Choose issues that align with your brand
It’s important to come off as authentic in your stand on issues. In fact, a statement that doesn’t seem authentic will make your brand look like someone who’s trying to take advantage of an unpleasant situation for your own advantage, and that can be more damaging than silence.
This can be tackled by aligning the issues that you choose to take a stand on with your brand’s purpose. For instance, at the beginning of this post, we referred to Lyft’s response to the travel ban. Considering that Lyft is a company that provides cab services, it didn’t seem like an unnatural fit for them to talk about this issue.
Does that mean that only travel companies can talk about issues like that? No. It’s just that whatever you say should be closely related to your brand. For example, Airbnb had a campaign on the very same issue, but they approached it from a different angle. They aired a video sending out a message of acceptance—using #WeAccept— featuring people from different ethnicities. A few days after this was aired, the company released a statement committing to providing short-term housing for over 100,000 people in need over the next few years.
The reason this was so successful was because it was a natural space for the brand to occupy, and it was backed by a real-world promise to support the cause. That’s how you deliver authenticity while taking a stand on an important issue.
No matter what cause you take up, and which side you choose to be on, you’ll always face backlash and opposition from people who don’t share the same views as you do. It’s important not to give up on the campaign because of these negative comments, and instead, stay firm on the stance you take. If you back down too early, you’ll also lose the support of people who were on your side, and end up worse off than if you hadn’t said anything at all.
A recent example of this is how Nike made Colin Kapernick, the NFL star who was prominent in the national anthem protests, the face of their 30th-anniversary commemoration of the “Just Do It” campaign. It went on to become one of their most famous campaigns of all time.
However, Nike received a lot of flak for this. Angry customers posted videos of burning Nike merchandise, or cutting the Nike logo off their products—but the company didn’t back down.
They kept the campaign running, and it turned out to be hugely succesful. That would have never happened if they backed down under pressure from people who disagreed with their campaign.
Debates on social issues are inherently passionate. That’s why, when you build a campaign around an issue, or if you’re taking a stand on something, it’s a good idea to use emotion to drive your message. Anything that you put out should not only reflect the values of your brand, your personality, and your stance on issues but should also show that it’s authentic and straight from the heart—not a robotic response due to pressure from outside forces.

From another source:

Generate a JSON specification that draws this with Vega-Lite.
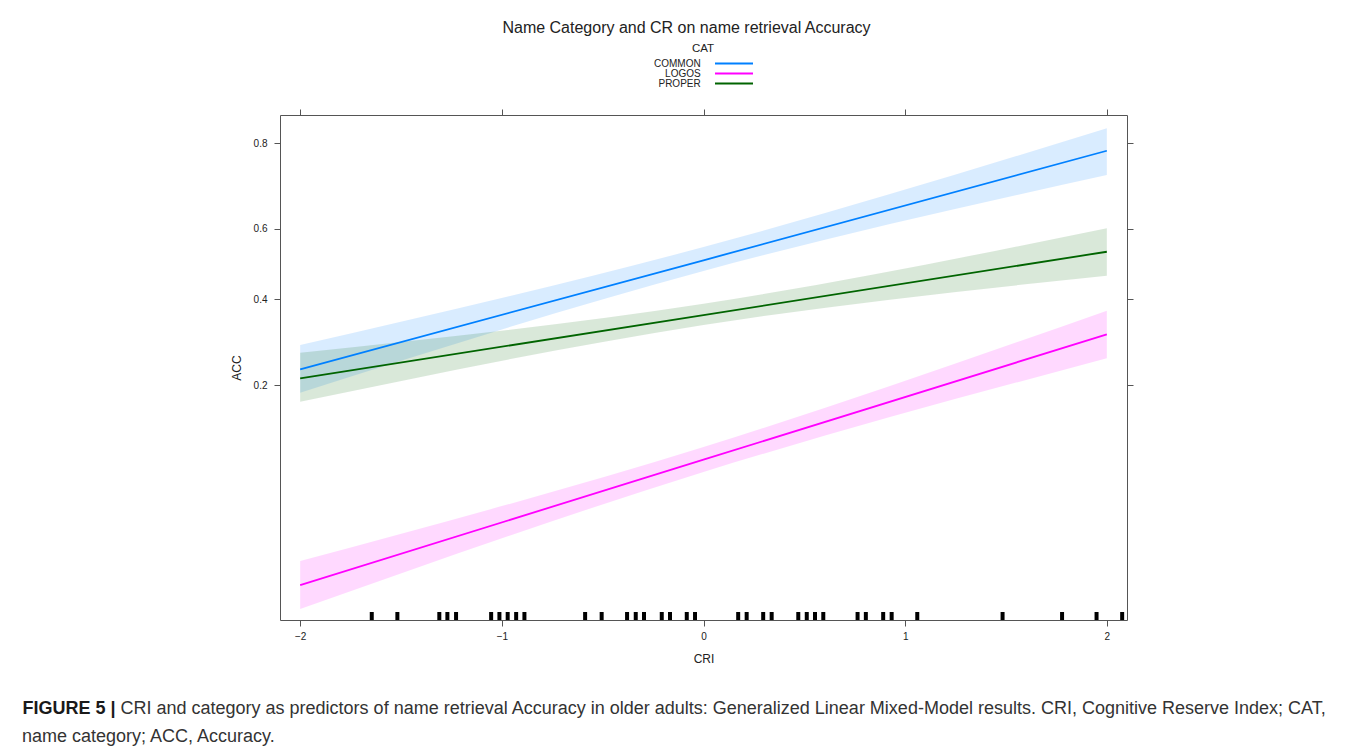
{
  "$schema": "https://vega.github.io/schema/vega-lite/v6.json",
  "width": 847,
  "height": 505,
  "autosize": {"type": "none"},
  "padding": {"left": 280, "top": 115, "right": 233, "bottom": 130},
  "background": "white",
  "config": {
    "font": "Liberation Sans",
    "view": {"stroke": "#555555", "strokeWidth": 1},
    "axis": {
      "grid": false,
      "domain": false,
      "tickColor": "#555555",
      "tickSize": 6,
      "labelColor": "#222222",
      "labelFontSize": 10,
      "labelFont": "Liberation Sans",
      "titleColor": "#222222",
      "titleFontSize": 12,
      "titleFontWeight": "normal",
      "titleFont": "Liberation Sans"
    }
  },
  "title": {
    "text": "name category; ACC, Accuracy.",
    "orient": "bottom",
    "anchor": "start",
    "frame": "group",
    "dx": -258,
    "offset": 11,
    "font": "Liberation Sans",
    "fontSize": 18,
    "fontWeight": "normal",
    "color": "#333333"
  },
  "datasets": {
    "effects": [
      {"CAT": "COMMON", "CRI": -2, "fit": -1.206, "lower": -1.475, "upper": -0.928},
      {"CAT": "COMMON", "CRI": 0, "fit": 0.044, "lower": -0.079, "upper": 0.196},
      {"CAT": "COMMON", "CRI": 2, "fit": 1.300, "lower": 1.022, "upper": 1.557},
      {"CAT": "LOGOS", "CRI": -2, "fit": -3.680, "lower": -3.956, "upper": -3.405},
      {"CAT": "LOGOS", "CRI": 0, "fit": -2.243, "lower": -2.384, "upper": -2.097},
      {"CAT": "LOGOS", "CRI": 2, "fit": -0.805, "lower": -1.080, "upper": -0.534},
      {"CAT": "PROPER", "CRI": -2, "fit": -1.310, "lower": -1.578, "upper": -1.016},
      {"CAT": "PROPER", "CRI": 0, "fit": -0.584, "lower": -0.698, "upper": -0.454},
      {"CAT": "PROPER", "CRI": 2, "fit": 0.142, "lower": -0.133, "upper": 0.411}
    ],
    "rug": [
      {"CRI": -1.645}, {"CRI": -1.518}, {"CRI": -1.310}, {"CRI": -1.270}, {"CRI": -1.227},
      {"CRI": -1.053}, {"CRI": -1.012}, {"CRI": -0.971}, {"CRI": -0.929}, {"CRI": -0.888},
      {"CRI": -0.587}, {"CRI": -0.505}, {"CRI": -0.379}, {"CRI": -0.336}, {"CRI": -0.295},
      {"CRI": -0.207}, {"CRI": -0.166}, {"CRI": -0.083}, {"CRI": -0.042}, {"CRI": 0.172},
      {"CRI": 0.214}, {"CRI": 0.296}, {"CRI": 0.338}, {"CRI": 0.470}, {"CRI": 0.512},
      {"CRI": 0.553}, {"CRI": 0.594}, {"CRI": 0.764}, {"CRI": 0.805}, {"CRI": 0.891},
      {"CRI": 0.933}, {"CRI": 1.060}, {"CRI": 1.483}, {"CRI": 1.778}, {"CRI": 1.949},
      {"CRI": 2.076}
    ]
  },
  "layer": [
    {
      "data": {"name": "effects"},
      "mark": {"type": "area", "fillOpacity": 0.15, "interpolate": "monotone"},
      "encoding": {
        "x": {
          "field": "CRI", "type": "quantitative",
          "scale": {"domain": [-2.1, 2.1], "nice": false, "zero": false},
          "axis": {"orient": "bottom", "values": [-2, -1, 0, 1, 2], "format": "d", "title": "CRI", "labelPadding": 5, "titlePadding": 12}
        },
        "y": {
          "field": "lower", "type": "quantitative",
          "scale": {"domain": [-4.081, 1.71], "nice": false, "zero": false},
          "axis": {
            "orient": "left",
            "values": [-1.386294, -0.405465, 0.405465, 1.386294],
            "labelExpr": "format(1/(1+exp(-datum.value)), '.1f')",
            "title": "ACC",
            "labelPadding": 7,
            "titlePadding": 10
          }
        },
        "y2": {"field": "upper"},
        "color": {
          "field": "CAT", "type": "nominal",
          "scale": {"domain": ["COMMON", "LOGOS", "PROPER"], "range": ["#0080ff", "#ff00ff", "#006400"]}
        }
      }
    },
    {
      "data": {"name": "effects"},
      "mark": {"type": "line", "strokeWidth": 1.8},
      "encoding": {
        "x": {
          "field": "CRI", "type": "quantitative",
          "axis": {
            "orient": "top", "values": [-2, -1, 0, 1, 2], "labels": false,
            "title": "Name Category and CR on name retrieval Accuracy",
            "titleFontSize": 16, "titleX": 406, "titleY": -83,
            "titleAlign": "center", "titleBaseline": "alphabetic", "titleAngle": 0
          }
        },
        "y": {
          "field": "fit", "type": "quantitative",
          "axis": {"orient": "right", "values": [-1.386294, -0.405465, 0.405465, 1.386294], "labels": false, "title": null}
        },
        "color": {
          "field": "CAT", "type": "nominal",
          "scale": {"domain": ["COMMON", "LOGOS", "PROPER"], "range": ["#0080ff", "#ff00ff", "#006400"]},
          "legend": {
            "title": "CAT",
            "orient": "none",
            "legendX": 412,
            "legendY": -72,
            "padding": 0,
            "symbolType": "M4.5,0H14",
            "symbolSize": 64,
            "symbolStrokeWidth": 2,
            "symbolOpacity": 1,
            "labelFontSize": 10,
            "labelColor": "#222222",
            "labelAlign": "right",
            "labelOffset": -1.3,
            "titleFontSize": 11.5,
            "titleFontWeight": "normal",
            "titleColor": "#222222",
            "titleAnchor": "start",
            "titlePadding": 4,
            "rowPadding": 0
          }
        }
      }
    },
    {
      "data": {"name": "rug"},
      "mark": {"type": "rule", "strokeWidth": 4, "color": "black"},
      "encoding": {
        "x": {
          "field": "CRI", "type": "quantitative",
          "axis": {
            "orient": "bottom", "ticks": false, "labels": false, "domain": false,
            "title": "FIGURE 5 |",
            "titleFontSize": 18, "titleFontWeight": "bold", "titleColor": "#1a1a1a",
            "titleX": -258, "titleY": 93, "titleAlign": "left", "titleBaseline": "alphabetic",
            "titleAngle": 0, "titleLimit": 2000
          }
        },
        "y": {
          "datum": -4.081,
          "axis": {
            "orient": "left", "ticks": false, "labels": false, "domain": false,
            "title": "CRI and category as predictors of name retrieval Accuracy in older adults: Generalized Linear Mixed-Model results. CRI, Cognitive Reserve Index; CAT,",
            "titleFontSize": 18, "titleFontWeight": "normal", "titleColor": "#333333",
            "titleX": -160, "titleY": 598, "titleAlign": "left", "titleBaseline": "alphabetic",
            "titleAngle": 0, "titleLimit": 2000
          }
        },
        "y2": {"datum": -3.989}
      }
    }
  ],
  "resolve": {"axis": {"x": "independent", "y": "independent"}}
}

Once you choose your stance on the issue, it’s a good idea to think of the emotional drivers for your content. In the immigration ban example that we already saw, Lyft used anger and honor and spun it as a story of them defending their constitution and standing for what’s right. Airbnb approached the same issue, but with a different emotional driver. They used sympathy, and their hashtag “#WeAccept” became extremely popular.
Emotions, in general, are powerful tools to use in your campaigns, so it’s a good idea to choose the right one, and then work on delivering it properly.
It’s important to remember that there are no hard-and-fast rules for taking stands on issues—we’ve merely shared what we think are the most useful things to keep in mind in these situations. Consumers nowadays don’t buy just your products; they want to feel connected with your brand. They buy into your personality and beliefs. So it’s a good idea to speak up, lest a competitor takes advantage of the situation.